El artífice de la integración más o menos velada de Simplicissimus al aparato de propaganda nazi sería Eric Schilling, quien hasta entonces se había opuesto al Führer con las mismas ganas que sus compañeros. Más convencido con el nuevo orden que amedrentado por él, por lo que parece, Schilling puso punto final a la aventura de Simplicissimus con su suicidio en Múnich en 1945. Un año antes la revista había dejado de editarse.
Para los interesados, todos los números de Simplicissimus, desde 1896 hasta 1944, están digitalizados y pueden verse online AQUÍ, y en similar formato un tanto más accesible, AQUÍ. (No importa que no se domine la lengua de Bertolt Brecht: las ilustraciones, caricaturas y hasta las páginas de anuncios son una delicia para los ojos).
Fuente:
Simplicissimus, an informative article about the satirical German journal.
6 comentarios:
Tremendo!! Lo de injurias a las iglesias es para enmarcar, sin duda. Es genial que en cada época, no importa el momento y el lugar, siempre haya habido un grupo de irreductibles tocapelotas del sistema.
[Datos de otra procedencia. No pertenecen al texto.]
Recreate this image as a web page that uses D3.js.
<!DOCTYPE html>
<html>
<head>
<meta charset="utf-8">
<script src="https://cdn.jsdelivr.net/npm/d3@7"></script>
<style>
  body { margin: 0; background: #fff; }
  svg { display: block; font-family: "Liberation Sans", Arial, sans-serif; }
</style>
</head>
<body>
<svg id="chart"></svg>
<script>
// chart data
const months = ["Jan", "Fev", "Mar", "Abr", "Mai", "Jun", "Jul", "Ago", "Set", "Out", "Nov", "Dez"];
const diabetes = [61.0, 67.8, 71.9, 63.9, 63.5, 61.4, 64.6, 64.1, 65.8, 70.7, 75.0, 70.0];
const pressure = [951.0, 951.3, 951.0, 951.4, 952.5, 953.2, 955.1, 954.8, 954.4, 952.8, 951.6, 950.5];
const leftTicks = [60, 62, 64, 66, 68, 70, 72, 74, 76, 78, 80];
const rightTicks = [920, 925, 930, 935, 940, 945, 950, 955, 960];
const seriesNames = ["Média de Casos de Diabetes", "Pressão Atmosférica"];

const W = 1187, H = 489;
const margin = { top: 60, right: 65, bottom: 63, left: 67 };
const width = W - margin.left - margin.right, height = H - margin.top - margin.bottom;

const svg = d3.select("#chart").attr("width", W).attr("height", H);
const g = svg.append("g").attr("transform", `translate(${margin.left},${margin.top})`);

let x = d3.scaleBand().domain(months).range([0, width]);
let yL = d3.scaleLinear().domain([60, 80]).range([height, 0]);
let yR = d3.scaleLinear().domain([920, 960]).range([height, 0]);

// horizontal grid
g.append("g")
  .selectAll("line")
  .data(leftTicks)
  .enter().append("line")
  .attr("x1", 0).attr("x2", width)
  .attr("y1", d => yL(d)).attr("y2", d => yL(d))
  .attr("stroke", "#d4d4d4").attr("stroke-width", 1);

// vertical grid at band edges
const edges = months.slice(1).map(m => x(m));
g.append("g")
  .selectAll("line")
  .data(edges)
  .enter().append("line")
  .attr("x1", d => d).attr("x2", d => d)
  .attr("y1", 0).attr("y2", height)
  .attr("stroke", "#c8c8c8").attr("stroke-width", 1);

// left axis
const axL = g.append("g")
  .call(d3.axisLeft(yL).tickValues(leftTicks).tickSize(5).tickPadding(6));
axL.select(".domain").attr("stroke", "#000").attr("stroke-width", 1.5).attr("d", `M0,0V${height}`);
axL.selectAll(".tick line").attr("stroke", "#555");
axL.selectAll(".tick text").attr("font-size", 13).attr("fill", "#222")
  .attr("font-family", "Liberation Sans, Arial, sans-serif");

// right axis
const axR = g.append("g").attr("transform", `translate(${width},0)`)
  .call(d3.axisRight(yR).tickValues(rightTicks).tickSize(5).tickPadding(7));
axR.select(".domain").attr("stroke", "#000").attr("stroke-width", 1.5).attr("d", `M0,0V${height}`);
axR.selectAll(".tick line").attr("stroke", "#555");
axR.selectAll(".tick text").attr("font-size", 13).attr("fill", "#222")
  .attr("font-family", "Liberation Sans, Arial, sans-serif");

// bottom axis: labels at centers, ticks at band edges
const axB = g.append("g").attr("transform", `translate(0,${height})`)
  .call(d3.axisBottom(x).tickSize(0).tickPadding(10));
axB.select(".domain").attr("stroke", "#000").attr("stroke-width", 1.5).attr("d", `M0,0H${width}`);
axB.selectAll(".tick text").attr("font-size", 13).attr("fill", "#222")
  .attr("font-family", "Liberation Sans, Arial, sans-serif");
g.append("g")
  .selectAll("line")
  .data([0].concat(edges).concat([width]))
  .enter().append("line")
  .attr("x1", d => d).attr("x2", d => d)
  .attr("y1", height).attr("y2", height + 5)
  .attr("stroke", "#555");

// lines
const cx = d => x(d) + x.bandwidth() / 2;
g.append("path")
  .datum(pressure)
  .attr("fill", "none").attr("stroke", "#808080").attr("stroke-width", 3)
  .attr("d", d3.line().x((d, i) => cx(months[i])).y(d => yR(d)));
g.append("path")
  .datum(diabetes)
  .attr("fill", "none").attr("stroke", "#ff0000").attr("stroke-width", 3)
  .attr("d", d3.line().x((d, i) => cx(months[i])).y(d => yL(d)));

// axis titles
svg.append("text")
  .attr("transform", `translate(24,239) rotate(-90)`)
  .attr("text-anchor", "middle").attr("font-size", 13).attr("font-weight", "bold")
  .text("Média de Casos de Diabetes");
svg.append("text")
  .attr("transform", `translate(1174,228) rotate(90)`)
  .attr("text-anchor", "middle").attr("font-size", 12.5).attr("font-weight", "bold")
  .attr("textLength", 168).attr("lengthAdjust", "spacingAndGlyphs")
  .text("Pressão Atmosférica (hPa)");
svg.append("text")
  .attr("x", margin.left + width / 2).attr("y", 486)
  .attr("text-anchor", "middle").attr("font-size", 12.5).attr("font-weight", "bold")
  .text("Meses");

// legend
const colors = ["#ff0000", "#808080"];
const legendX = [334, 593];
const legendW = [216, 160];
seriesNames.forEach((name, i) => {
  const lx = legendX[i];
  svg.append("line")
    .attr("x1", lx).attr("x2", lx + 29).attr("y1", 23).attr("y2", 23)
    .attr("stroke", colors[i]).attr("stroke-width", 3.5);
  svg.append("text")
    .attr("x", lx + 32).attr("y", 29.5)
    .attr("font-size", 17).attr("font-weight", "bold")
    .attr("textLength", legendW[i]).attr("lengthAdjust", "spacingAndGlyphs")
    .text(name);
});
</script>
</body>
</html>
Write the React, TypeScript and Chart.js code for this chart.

Por cierto, y a colación del tema revistero... sugiero un monográfico sobre las revistas erotico-festivas que, supuestamente, Kafka leía (y guardaba por ahi en un armario secreto), de las cuales -sepa disculpar mi mala memoria- no recuerdo ahora los nombres.
Un saludo!
¡Magnífica idea, Wolfville! y lo único que me falta para obsesionarme ya del todo, ¡carne femenina de entreguerras en negro satén, ligueros, corsets, guantes largos y botines, todo desparramado por el suelo! ¡y el perfume de 4711!
¡Pero qué magnífico regalo! Gracias, gracias, gracias...
Por supuesto, apoyo la sugerencia del señor Lobo, y vengan a nosotros esas revistas sicalípticas de don Paco Grajo, y si no las de él, las de Max Brod, y si tampoco, las del Káiser mismo.
:-)
El tema merece una profunda investigación, sin duda. Respiraré hondo, me ajustaré el monóculo y me pondré a la tarea durante estas entrañables fiestas.
Animo con tu investigación. Nos enmudece tu trabajo entre escombros.